=== Provided data ===
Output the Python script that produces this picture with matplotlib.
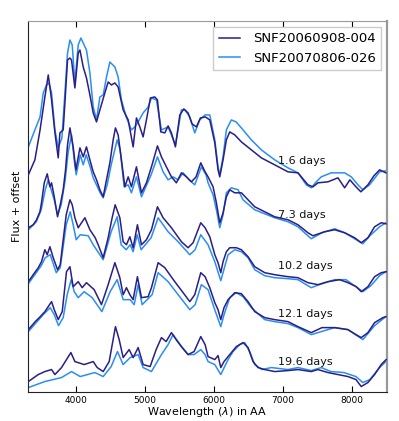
import matplotlib
matplotlib.use("Agg")
import matplotlib.pyplot as plt

# {{{ data: wavelength (AA) and flux + offset (arbitrary units)
names = ["SNF20060908-004", "SNF20070806-026"]
phase_labels = ["1.6 days", "7.3 days", "10.2 days", "12.1 days", "19.6 days"]
label_wl = 6930
label_flux = [231, 177, 126, 78, 30]

# 1.6 days
wl_a1 = [3305, 3400, 3475, 3545, 3594, 3618, 3642, 3691, 3739, 3763, 3811, 3836, 3874, 3909, 3932, 3981, 4029, 4054, 4102, 4149, 4199, 4247, 4295, 4344, 4416, 4464, 4512, 4562, 4609, 4682, 4755, 4827, 4875, 4924, 4972, 5020, 5078, 5142, 5180, 5229, 5287, 5335, 5383, 5441, 5505, 5563, 5625, 5683, 5746, 5804, 5876, 5940, 6013, 6060, 6085, 6133, 6181, 6230, 6303, 6399, 6544, 6689, 6883, 7076, 7221, 7366, 7439, 7511, 7657, 7802, 7899, 7975, 8063, 8135, 8237, 8324, 8407, 8498]
fx_a1 = [217, 232, 262, 295, 317, 305, 292, 259, 234, 259, 262, 289, 332, 334, 332, 304, 339, 342, 325, 314, 297, 279, 270, 282, 299, 310, 307, 309, 305, 282, 272, 245, 274, 265, 255, 272, 294, 295, 292, 260, 259, 266, 259, 245, 277, 283, 279, 268, 265, 274, 275, 272, 249, 222, 215, 232, 252, 260, 257, 250, 242, 234, 227, 220, 219, 207, 205, 209, 210, 214, 204, 212, 205, 200, 207, 216, 222, 219]
wl_b1 = [3305, 3400, 3475, 3521, 3569, 3604, 3642, 3691, 3739, 3792, 3836, 3874, 3909, 3942, 3981, 4029, 4068, 4102, 4149, 4199, 4247, 4295, 4344, 4392, 4440, 4489, 4562, 4609, 4657, 4726, 4802, 4852, 4900, 4972, 5045, 5093, 5165, 5238, 5335, 5441, 5528, 5577, 5650, 5722, 5795, 5872, 5940, 6013, 6060, 6085, 6133, 6181, 6253, 6322, 6399, 6544, 6689, 6883, 7076, 7221, 7342, 7414, 7487, 7559, 7704, 7899, 7995, 8092, 8164, 8261, 8407, 8498]
fx_b1 = [245, 262, 275, 299, 307, 309, 299, 262, 244, 254, 299, 339, 352, 347, 309, 347, 354, 349, 342, 319, 285, 272, 295, 297, 315, 330, 325, 315, 292, 275, 262, 265, 270, 279, 285, 294, 292, 262, 265, 247, 282, 282, 275, 259, 272, 277, 277, 252, 225, 217, 235, 262, 272, 270, 264, 252, 242, 232, 224, 219, 207, 204, 210, 215, 219, 219, 215, 207, 202, 207, 220, 221]

# 7.3 days
wl_a2 = [3305, 3376, 3424, 3473, 3496, 3536, 3579, 3618, 3642, 3681, 3729, 3768, 3811, 3845, 3874, 3909, 3956, 3996, 4054, 4102, 4149, 4199, 4247, 4295, 4344, 4392, 4440, 4489, 4537, 4570, 4609, 4657, 4707, 4755, 4802, 4875, 4948, 5020, 5093, 5180, 5238, 5310, 5383, 5455, 5528, 5601, 5673, 5741, 5809, 5872, 5915, 5988, 6036, 6085, 6133, 6181, 6230, 6303, 6399, 6496, 6593, 6738, 6883, 7076, 7221, 7366, 7439, 7608, 7754, 7899, 8044, 8140, 8237, 8334, 8430, 8498]
fx_a2 = [164, 167, 172, 180, 189, 209, 218, 205, 209, 195, 175, 187, 202, 222, 247, 264, 245, 222, 244, 235, 245, 232, 220, 212, 202, 195, 212, 229, 252, 264, 257, 232, 205, 215, 205, 225, 199, 209, 225, 246, 235, 225, 215, 209, 219, 215, 210, 215, 229, 220, 215, 205, 189, 169, 179, 195, 202, 199, 199, 192, 185, 180, 175, 172, 167, 159, 156, 160, 162, 159, 154, 149, 154, 165, 169, 168]
wl_b2 = [3305, 3420, 3492, 3550, 3594, 3637, 3681, 3729, 3782, 3840, 3884, 3932, 3971, 4000, 4058, 4102, 4145, 4203, 4247, 4348, 4392, 4450, 4508, 4595, 4638, 4696, 4755, 4802, 4875, 4948, 5088, 5180, 5262, 5335, 5407, 5480, 5553, 5640, 5722, 5818, 5886, 5915, 5988, 6036, 6085, 6133, 6181, 6253, 6351, 6423, 6593, 6738, 6883, 7076, 7221, 7414, 7570, 7754, 7899, 8044, 8164, 8266, 8407, 8498]
fx_b2 = [162, 170, 182, 202, 212, 202, 192, 177, 187, 212, 240, 257, 232, 217, 237, 227, 237, 225, 214, 199, 194, 207, 227, 252, 242, 205, 207, 199, 215, 195, 217, 235, 220, 212, 215, 212, 219, 212, 207, 225, 217, 209, 197, 182, 164, 177, 199, 204, 202, 192, 182, 178, 174, 170, 165, 153, 159, 163, 159, 153, 148, 156, 165, 169]

# 10.2 days
wl_a3 = [3305, 3376, 3449, 3496, 3545, 3579, 3618, 3666, 3729, 3768, 3811, 3855, 3909, 3942, 3981, 4029, 4126, 4199, 4276, 4319, 4392, 4464, 4522, 4566, 4634, 4682, 4730, 4779, 4827, 4889, 4948, 5020, 5093, 5180, 5262, 5383, 5528, 5625, 5698, 5809, 5872, 5940, 6013, 6060, 6100, 6133, 6181, 6230, 6326, 6399, 6496, 6593, 6738, 6883, 7076, 7221, 7366, 7511, 7657, 7826, 7947, 8067, 8140, 8237, 8334, 8430, 8502]
fx_a3 = [110, 117, 124, 130, 142, 137, 145, 134, 122, 127, 152, 177, 192, 187, 174, 164, 174, 162, 154, 147, 134, 154, 174, 187, 174, 150, 147, 155, 144, 167, 147, 152, 162, 185, 174, 164, 150, 144, 149, 169, 164, 155, 137, 129, 119, 130, 140, 144, 144, 142, 135, 125, 119, 117, 115, 114, 109, 107, 110, 112, 109, 105, 100, 105, 115, 119, 120]
wl_b3 = [3305, 3492, 3550, 3623, 3710, 3768, 3855, 3913, 3956, 4000, 4058, 4174, 4247, 4392, 4508, 4595, 4653, 4726, 4784, 4827, 4885, 4943, 5088, 5190, 5335, 5480, 5650, 5727, 5809, 5915, 6013, 6100, 6206, 6303, 6399, 6496, 6593, 6738, 6883, 7076, 7221, 7414, 7570, 7754, 7918, 8063, 8164, 8280, 8407, 8498]
fx_b3 = [108, 126, 134, 137, 119, 124, 167, 180, 167, 152, 157, 156, 147, 132, 160, 175, 147, 142, 147, 140, 157, 142, 154, 174, 160, 150, 137, 142, 157, 147, 130, 111, 137, 142, 140, 134, 122, 116, 114, 113, 112, 104, 108, 112, 112, 105, 100, 106, 116, 120]

# 12.1 days
wl_a4 = [3305, 3405, 3478, 3545, 3642, 3681, 3739, 3797, 3859, 3909, 3956, 4029, 4087, 4149, 4261, 4367, 4464, 4562, 4634, 4682, 4730, 4779, 4827, 4889, 4948, 5045, 5093, 5190, 5287, 5432, 5553, 5650, 5722, 5809, 5872, 5940, 6013, 6060, 6100, 6147, 6206, 6303, 6399, 6496, 6593, 6738, 6883, 7076, 7221, 7414, 7570, 7754, 7947, 8063, 8140, 8237, 8334, 8454, 8498]
fx_a4 = [62, 70, 75, 80, 90, 82, 72, 80, 120, 125, 105, 110, 104, 109, 102, 87, 107, 129, 114, 97, 104, 97, 92, 115, 94, 95, 104, 129, 124, 110, 99, 90, 97, 119, 115, 104, 89, 82, 72, 84, 92, 99, 98, 90, 80, 74, 72, 70, 65, 59, 64, 64, 62, 57, 54, 59, 69, 74, 75]
wl_b4 = [3305, 3521, 3623, 3681, 3743, 3811, 3869, 3927, 3971, 4029, 4116, 4232, 4373, 4493, 4595, 4682, 4784, 4842, 4900, 4958, 5103, 5190, 5335, 5480, 5650, 5727, 5818, 5915, 6002, 6100, 6147, 6230, 6326, 6423, 6544, 6738, 6883, 7076, 7221, 7414, 7754, 7947, 8164, 8334, 8498]
fx_b4 = [60, 77, 84, 77, 66, 74, 97, 112, 100, 94, 100, 94, 80, 100, 112, 92, 92, 87, 107, 87, 97, 119, 110, 97, 82, 87, 107, 102, 84, 65, 77, 94, 99, 95, 84, 72, 70, 68, 64, 57, 64, 62, 52, 66, 75]

# 19.6 days
wl_a5 = [3305, 3449, 3545, 3642, 3691, 3787, 3859, 3923, 3981, 4116, 4247, 4305, 4392, 4479, 4570, 4624, 4682, 4769, 4827, 4900, 4972, 5074, 5161, 5238, 5306, 5383, 5451, 5538, 5625, 5712, 5809, 5872, 5915, 6013, 6060, 6100, 6147, 6230, 6326, 6423, 6496, 6568, 6641, 6738, 6883, 7076, 7221, 7414, 7511, 7657, 7802, 7947, 8063, 8140, 8237, 8334, 8430, 8502]
fx_a5 = [10, 17, 20, 22, 17, 24, 32, 39, 30, 27, 30, 24, 20, 30, 65, 52, 34, 42, 34, 44, 27, 25, 42, 54, 50, 59, 52, 44, 37, 40, 55, 47, 35, 32, 36, 24, 30, 37, 45, 49, 44, 30, 24, 22, 20, 21, 22, 20, 22, 19, 17, 15, 12, 5, 9, 17, 27, 32]
wl_b5 = [3305, 3545, 3787, 3932, 4058, 4271, 4392, 4508, 4599, 4682, 4784, 4900, 4972, 5093, 5238, 5335, 5407, 5509, 5625, 5712, 5809, 5872, 5915, 6013, 6100, 6206, 6278, 6375, 6448, 6520, 6593, 6699, 6834, 7076, 7221, 7414, 7559, 7700, 7889, 8063, 8164, 8266, 8407, 8498]
fx_b5 = [4, 10, 14, 20, 15, 19, 15, 25, 40, 27, 34, 37, 24, 20, 37, 47, 57, 47, 37, 37, 42, 37, 30, 27, 17, 32, 40, 47, 49, 40, 27, 22, 24, 22, 24, 21, 24, 20, 19, 15, 9, 12, 24, 30]
# }}}

dark_wl = [wl_a1, wl_a2, wl_a3, wl_a4, wl_a5]
dark_fx = [fx_a1, fx_a2, fx_a3, fx_a4, fx_a5]
light_wl = [wl_b1, wl_b2, wl_b3, wl_b4, wl_b5]
light_fx = [fx_b1, fx_b2, fx_b3, fx_b4, fx_b5]

dark_color = "#2a1f86"
light_color = "#2a8ef2"

fig = plt.figure(figsize=(3.99, 4.21), dpi=100)
ax = fig.add_axes([0.0702, 0.070, 0.899, 0.880])

for i in range(len(phase_labels)):
    ax.plot(light_wl[i], light_fx[i], color=light_color, lw=1.1, zorder=2)
    ax.plot(dark_wl[i], dark_fx[i], color=dark_color, lw=1.1, zorder=3)
    ax.text(label_wl, label_flux[i], phase_labels[i], fontsize=8,
            va="center", ha="left", color="#111111", zorder=4)

h_dark, = ax.plot([], [], color=dark_color, lw=1.1)
h_light, = ax.plot([], [], color=light_color, lw=1.1)
ax.legend([h_dark, h_light], names, loc="upper right",
          bbox_to_anchor=(381 / 399, 1 - 27 / 421),
          bbox_transform=fig.transFigure, borderaxespad=0,
          fontsize=9.5, handlelength=1.6, handletextpad=1.0,
          fancybox=False, edgecolor="#cccccc", framealpha=1)

ax.set_xlim(3300, 8510)
ax.set_ylim(0, 371)
ax.set_xticks([4000, 5000, 6000, 7000, 8000])
ax.set_yticks([])
ax.tick_params(axis="x", direction="in", top=True, length=4,
               labelsize=6.5, pad=3)
ax.set_xlabel(r"Wavelength ($\lambda$) in AA", fontsize=8, labelpad=0)
ax.set_ylabel("Flux + offset", fontsize=8, labelpad=4)

for side in ("left", "bottom"):
    ax.spines[side].set_color("#222222")
for side in ("top", "right"):
    ax.spines[side].set_color("#999999")
ax.spines["right"].set_linewidth(1.6)

fig.savefig("out.png", dpi=100)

=== Task instructions ===
For this exercise, gather every line of the data that contains the word "matplotlib".

=== Result of this task ===
Output the Python script that produces this picture with matplotlib.
import matplotlib
matplotlib.use("Agg")
import matplotlib.pyplot as plt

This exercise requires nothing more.